--- start Record set ---
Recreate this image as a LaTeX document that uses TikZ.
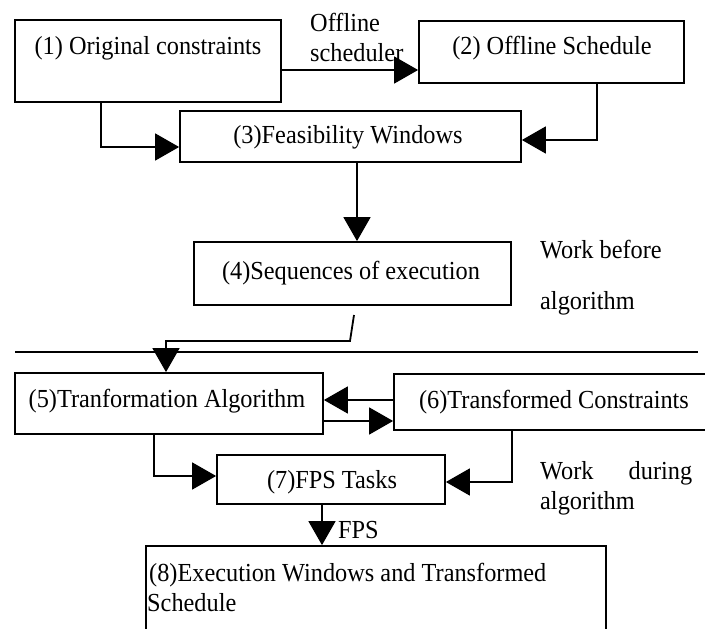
\documentclass[tikz,border=0pt]{standalone}
\usepackage{fontspec}
\setmainfont{Liberation Serif}
\newfontfamily\labelserif[FakeStretch=0.935]{Liberation Serif}
\usetikzlibrary{arrows.meta}
\tikzset{
  box/.style={draw, line width=1.8pt, rectangle, inner sep=0pt},
  txt/.style={inner sep=0pt, font=\labelserif\fontsize{26}{30}\selectfont},
  arr/.style={line width=1.8pt, -{Triangle[length=24pt,width=27pt]}},
  rule/.style={line width=1.8pt}
}
\begin{document}
\begin{tikzpicture}[x=1pt, y=-1pt]
  \useasboundingbox (0,0) rectangle (705,629);
  \clip (0,0) rectangle (705,629);
  \fill[white] (0,0) rectangle (705,629);

  % boxes
  \node[box, minimum width=266pt, minimum height=82pt] (b1) at (148,61) {};
  \node[box, minimum width=265pt, minimum height=62pt] (b2) at (551.5,52) {};
  \node[box, minimum width=341pt, minimum height=51pt] (b3) at (350.5,136.5) {};
  \node[box, minimum width=317pt, minimum height=63pt] (b4) at (352.5,273.5) {};
  \node[box, minimum width=308pt, minimum height=61pt] (b5) at (169,403.5) {};
  \node[box, minimum width=318pt, minimum height=56pt] (b6) at (553,402) {};
  \node[box, minimum width=228pt, minimum height=49pt] (b7) at (331,479.5) {};
  \node[box, minimum width=460pt, minimum height=104pt] (b8) at (376,598) {};

  % box texts
  \node[txt] (t1) at (148,48) {(1) Original constraints};
  \node[txt] (t2) at (552,48) {(2) Offline Schedule};
  \node[txt] (t3) at (348,137) {(3)Feasibility Windows};
  \node[txt] (t4) at (351,273) {(4)Sequences of execution};
  \node[txt] (t5) at (167,401) {(5)Tranformation Algorithm};
  \node[txt] (t6) at (554,402) {(6)Transformed Constraints};
  \node[txt] (t7) at (332,482) {(7)FPS Tasks};
  \node[txt, anchor=north west, align=left] (t8) at (147,563)
    {\hspace*{2pt}(8)Execution Windows and Transformed\\Schedule};

  % side labels
  \node[txt, anchor=west, align=left] (lofs) at (310,37) {Offline\\scheduler};
  \node[txt, anchor=west, align=left] (lwb) at (540,278) {Work before\\[21pt]algorithm};
  \node[txt, anchor=west, text width=152pt, align=left] (lwd) at (540,488)
    {Work\hfill during\\algorithm};
  \node[txt, anchor=west] (lfps) at (338,530) {FPS};

  % routing points
  \coordinate (c12) at (0,70);
  \coordinate (c13) at (101,147);
  \coordinate (c23) at (597,140);
  \coordinate (c34) at (357,0);
  \coordinate (s4) at (354,315);
  \coordinate (k45) at (350,341);
  \coordinate (x5) at (166,0);
  \coordinate (y65) at (0,400);
  \coordinate (y56) at (0,421);
  \coordinate (c57) at (154,476);
  \coordinate (c67) at (512,482);
  \coordinate (c78) at (322,0);
  \coordinate (dl) at (15,352);
  \coordinate (dr) at (698,352);

  % connectors
  \draw[arr] (b1.east |- c12) -- (b2.west |- c12);
  \draw[arr] (b1.south -| c13) |- (b3.west |- c13);
  \draw[arr] (b2.south -| c23) |- (b3.east |- c23);
  \draw[arr] (b3.south -| c34) -- (b4.north -| c34);
  \draw[arr] (s4) -- (k45) -| (b5.north -| x5);
  \draw[arr] (b6.west |- y65) -- (b5.east |- y65);
  \draw[arr] (b5.east |- y56) -- (b6.west |- y56);
  \draw[arr] (b5.south -| c57) |- (b7.west |- c57);
  \draw[arr] (b6.south -| c67) |- (b7.east |- c67);
  \draw[arr] (b7.south -| c78) -- (b8.north -| c78);

  % divider between the two phases
  \draw[rule] (dl) -- (dr);
\end{tikzpicture}
\end{document}
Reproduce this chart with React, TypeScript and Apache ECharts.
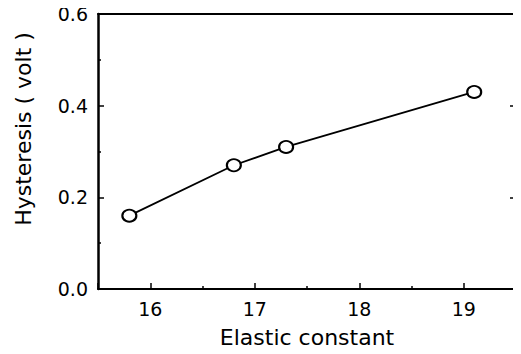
import React, { useEffect, useRef } from "react";
import * as echarts from "echarts";

const elasticConstant = [15.8, 16.8, 17.3, 19.1];
const hysteresis = [0.16, 0.27, 0.31, 0.43];
const xTitle = "Elastic constant";
const yTitle = "Hysteresis ( volt )";

const FONT = "DejaVu Sans";

export default function App() {
  const ref = useRef<HTMLDivElement>(null);
  useEffect(() => {
    if (!ref.current) return;
    const chart = echarts.init(ref.current, null, { renderer: "svg" });
    const axisLine = () => ({ show: true, onZero: false, lineStyle: { color: "#000", width: 2 } });
    const tick = () => ({ show: true, inside: true, length: 6, lineStyle: { color: "#000", width: 1.5 } });
    const minor = () => ({ show: true, splitNumber: 2, length: 3, lineStyle: { color: "#000", width: 1.5 } });
    chart.setOption({
      animation: false,
      backgroundColor: "#fff",
      grid: { left: 98, right: 5, top: 14, bottom: 65 },
      xAxis: [
        {
          type: "value",
          min: 15.5,
          max: 19.5,
          name: xTitle,
          nameLocation: "middle",
          nameGap: 37,
          nameTextStyle: { fontFamily: FONT, fontSize: 22, color: "#000" },
          axisLine: axisLine(),
          axisTick: tick(),
          minorTick: minor(),
          splitLine: { show: false },
          axisLabel: {
            margin: 10,
            fontFamily: FONT,
            fontSize: 19,
            color: "#000",
            showMinLabel: false,
            showMaxLabel: false,
            formatter: (v: number) => (Math.abs(v - Math.round(v)) < 1e-6 ? String(Math.round(v)) : ""),
          },
        },
        {
          type: "value",
          position: "top",
          min: 15.5,
          max: 19.5,
          axisLine: axisLine(),
          axisTick: { show: false },
          axisLabel: { show: false },
          splitLine: { show: false },
        },
      ],
      yAxis: [
        {
          type: "value",
          position: "left",
          min: 0,
          max: 0.6,
          interval: 0.2,
          axisLine: { show: true, onZero: false, lineStyle: { color: "#000", width: 2.5 } },
          axisTick: tick(),
          minorTick: minor(),
          splitLine: { show: false },
          axisLabel: {
            margin: 10,
            fontFamily: FONT,
            fontSize: 19,
            color: "#000",
            formatter: (v: number) => v.toFixed(1),
          },
        },
        {
          type: "value",
          position: "right",
          min: 0,
          max: 0.6,
          interval: 0.2,
          axisLine: axisLine(),
          axisTick: tick(),
          minorTick: minor(),
          splitLine: { show: false },
          axisLabel: { show: false },
        },
      ],
      graphic: [
        {
          type: "text",
          x: 23,
          y: 129,
          rotation: Math.PI / 2,
          style: {
            text: yTitle,
            fontFamily: FONT,
            fontSize: 22,
            fill: "#000",
            align: "center",
            verticalAlign: "middle",
          },
        },
      ],
      series: [
        {
          type: "line",
          data: elasticConstant.map((x, i) => [x, hysteresis[i]]),
          symbol: "circle",
          symbolSize: [14, 12],
          showAllSymbol: true,
          lineStyle: { color: "#000", width: 1.8 },
          itemStyle: { color: "#fff", borderColor: "#000", borderWidth: 2 },
        },
      ],
    });
    return () => chart.dispose();
  }, []);
  return <div ref={ref} style={{ width: 521, height: 354, margin: -8 }} />;
}
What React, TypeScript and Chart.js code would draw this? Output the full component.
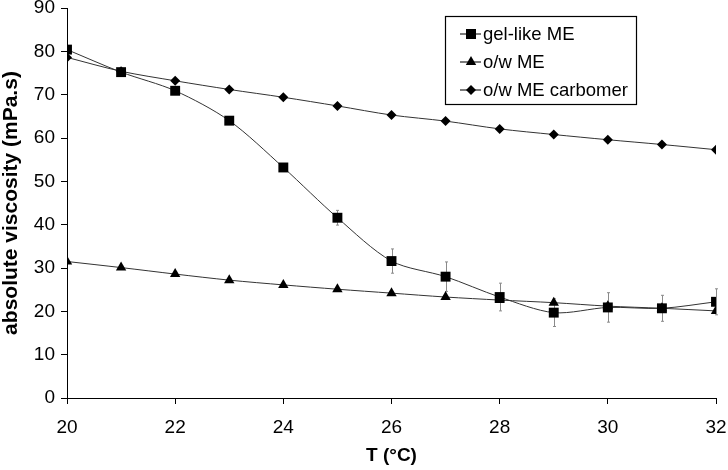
--- end Record set ---
> Exercise prompt: Will you restate every entry word for word and omit the images?

> Response to the task:
Recreate this image as a LaTeX document that uses TikZ.
\documentclass[tikz,border=0pt]{standalone}
\usepackage{fontspec}
\setmainfont{Liberation Serif}
\newfontfamily\labelserif[FakeStretch=0.935]{Liberation Serif}
\usetikzlibrary{arrows.meta}
\tikzset{
  box/.style={draw, line width=1.8pt, rectangle, inner sep=0pt},
  txt/.style={inner sep=0pt, font=\labelserif\fontsize{26}{30}\selectfont},
  arr/.style={line width=1.8pt, -{Triangle[length=24pt,width=27pt]}},
  rule/.style={line width=1.8pt}
}
\begin{document}
\begin{tikzpicture}[x=1pt, y=-1pt]
  \useasboundingbox (0,0) rectangle (705,629);
  \clip (0,0) rectangle (705,629);
  \fill[white] (0,0) rectangle (705,629);

  % boxes
  \node[box, minimum width=266pt, minimum height=82pt] (b1) at (148,61) {};
  \node[box, minimum width=265pt, minimum height=62pt] (b2) at (551.5,52) {};
  \node[box, minimum width=341pt, minimum height=51pt] (b3) at (350.5,136.5) {};
  \node[box, minimum width=317pt, minimum height=63pt] (b4) at (352.5,273.5) {};
  \node[box, minimum width=308pt, minimum height=61pt] (b5) at (169,403.5) {};
  \node[box, minimum width=318pt, minimum height=56pt] (b6) at (553,402) {};
  \node[box, minimum width=228pt, minimum height=49pt] (b7) at (331,479.5) {};
  \node[box, minimum width=460pt, minimum height=104pt] (b8) at (376,598) {};

  % box texts
  \node[txt] (t1) at (148,48) {(1) Original constraints};
  \node[txt] (t2) at (552,48) {(2) Offline Schedule};
  \node[txt] (t3) at (348,137) {(3)Feasibility Windows};
  \node[txt] (t4) at (351,273) {(4)Sequences of execution};
  \node[txt] (t5) at (167,401) {(5)Tranformation Algorithm};
  \node[txt] (t6) at (554,402) {(6)Transformed Constraints};
  \node[txt] (t7) at (332,482) {(7)FPS Tasks};
  \node[txt, anchor=north west, align=left] (t8) at (147,563)
    {\hspace*{2pt}(8)Execution Windows and Transformed\\Schedule};

  % side labels
  \node[txt, anchor=west, align=left] (lofs) at (310,37) {Offline\\scheduler};
  \node[txt, anchor=west, align=left] (lwb) at (540,278) {Work before\\[21pt]algorithm};
  \node[txt, anchor=west, text width=152pt, align=left] (lwd) at (540,488)
    {Work\hfill during\\algorithm};
  \node[txt, anchor=west] (lfps) at (338,530) {FPS};

  % routing points
  \coordinate (c12) at (0,70);
  \coordinate (c13) at (101,147);
  \coordinate (c23) at (597,140);
  \coordinate (c34) at (357,0);
  \coordinate (s4) at (354,315);
  \coordinate (k45) at (350,341);
  \coordinate (x5) at (166,0);
  \coordinate (y65) at (0,400);
  \coordinate (y56) at (0,421);
  \coordinate (c57) at (154,476);
  \coordinate (c67) at (512,482);
  \coordinate (c78) at (322,0);
  \coordinate (dl) at (15,352);
  \coordinate (dr) at (698,352);

  % connectors
  \draw[arr] (b1.east |- c12) -- (b2.west |- c12);
  \draw[arr] (b1.south -| c13) |- (b3.west |- c13);
  \draw[arr] (b2.south -| c23) |- (b3.east |- c23);
  \draw[arr] (b3.south -| c34) -- (b4.north -| c34);
  \draw[arr] (s4) -- (k45) -| (b5.north -| x5);
  \draw[arr] (b6.west |- y65) -- (b5.east |- y65);
  \draw[arr] (b5.east |- y56) -- (b6.west |- y56);
  \draw[arr] (b5.south -| c57) |- (b7.west |- c57);
  \draw[arr] (b6.south -| c67) |- (b7.east |- c67);
  \draw[arr] (b7.south -| c78) -- (b8.north -| c78);

  % divider between the two phases
  \draw[rule] (dl) -- (dr);
\end{tikzpicture}
\end{document}
Reproduce this chart with React, TypeScript and Apache ECharts.
import React, { useEffect, useRef } from "react";
import * as echarts from "echarts";

const elasticConstant = [15.8, 16.8, 17.3, 19.1];
const hysteresis = [0.16, 0.27, 0.31, 0.43];
const xTitle = "Elastic constant";
const yTitle = "Hysteresis ( volt )";

const FONT = "DejaVu Sans";

export default function App() {
  const ref = useRef<HTMLDivElement>(null);
  useEffect(() => {
    if (!ref.current) return;
    const chart = echarts.init(ref.current, null, { renderer: "svg" });
    const axisLine = () => ({ show: true, onZero: false, lineStyle: { color: "#000", width: 2 } });
    const tick = () => ({ show: true, inside: true, length: 6, lineStyle: { color: "#000", width: 1.5 } });
    const minor = () => ({ show: true, splitNumber: 2, length: 3, lineStyle: { color: "#000", width: 1.5 } });
    chart.setOption({
      animation: false,
      backgroundColor: "#fff",
      grid: { left: 98, right: 5, top: 14, bottom: 65 },
      xAxis: [
        {
          type: "value",
          min: 15.5,
          max: 19.5,
          name: xTitle,
          nameLocation: "middle",
          nameGap: 37,
          nameTextStyle: { fontFamily: FONT, fontSize: 22, color: "#000" },
          axisLine: axisLine(),
          axisTick: tick(),
          minorTick: minor(),
          splitLine: { show: false },
          axisLabel: {
            margin: 10,
            fontFamily: FONT,
            fontSize: 19,
            color: "#000",
            showMinLabel: false,
            showMaxLabel: false,
            formatter: (v: number) => (Math.abs(v - Math.round(v)) < 1e-6 ? String(Math.round(v)) : ""),
          },
        },
        {
          type: "value",
          position: "top",
          min: 15.5,
          max: 19.5,
          axisLine: axisLine(),
          axisTick: { show: false },
          axisLabel: { show: false },
          splitLine: { show: false },
        },
      ],
      yAxis: [
        {
          type: "value",
          position: "left",
          min: 0,
          max: 0.6,
          interval: 0.2,
          axisLine: { show: true, onZero: false, lineStyle: { color: "#000", width: 2.5 } },
          axisTick: tick(),
          minorTick: minor(),
          splitLine: { show: false },
          axisLabel: {
            margin: 10,
            fontFamily: FONT,
            fontSize: 19,
            color: "#000",
            formatter: (v: number) => v.toFixed(1),
          },
        },
        {
          type: "value",
          position: "right",
          min: 0,
          max: 0.6,
          interval: 0.2,
          axisLine: axisLine(),
          axisTick: tick(),
          minorTick: minor(),
          splitLine: { show: false },
          axisLabel: { show: false },
        },
      ],
      graphic: [
        {
          type: "text",
          x: 23,
          y: 129,
          rotation: Math.PI / 2,
          style: {
            text: yTitle,
            fontFamily: FONT,
            fontSize: 22,
            fill: "#000",
            align: "center",
            verticalAlign: "middle",
          },
        },
      ],
      series: [
        {
          type: "line",
          data: elasticConstant.map((x, i) => [x, hysteresis[i]]),
          symbol: "circle",
          symbolSize: [14, 12],
          showAllSymbol: true,
          lineStyle: { color: "#000", width: 1.8 },
          itemStyle: { color: "#fff", borderColor: "#000", borderWidth: 2 },
        },
      ],
    });
    return () => chart.dispose();
  }, []);
  return <div ref={ref} style={{ width: 521, height: 354, margin: -8 }} />;
}
What React, TypeScript and Chart.js code would draw this? Output the full component.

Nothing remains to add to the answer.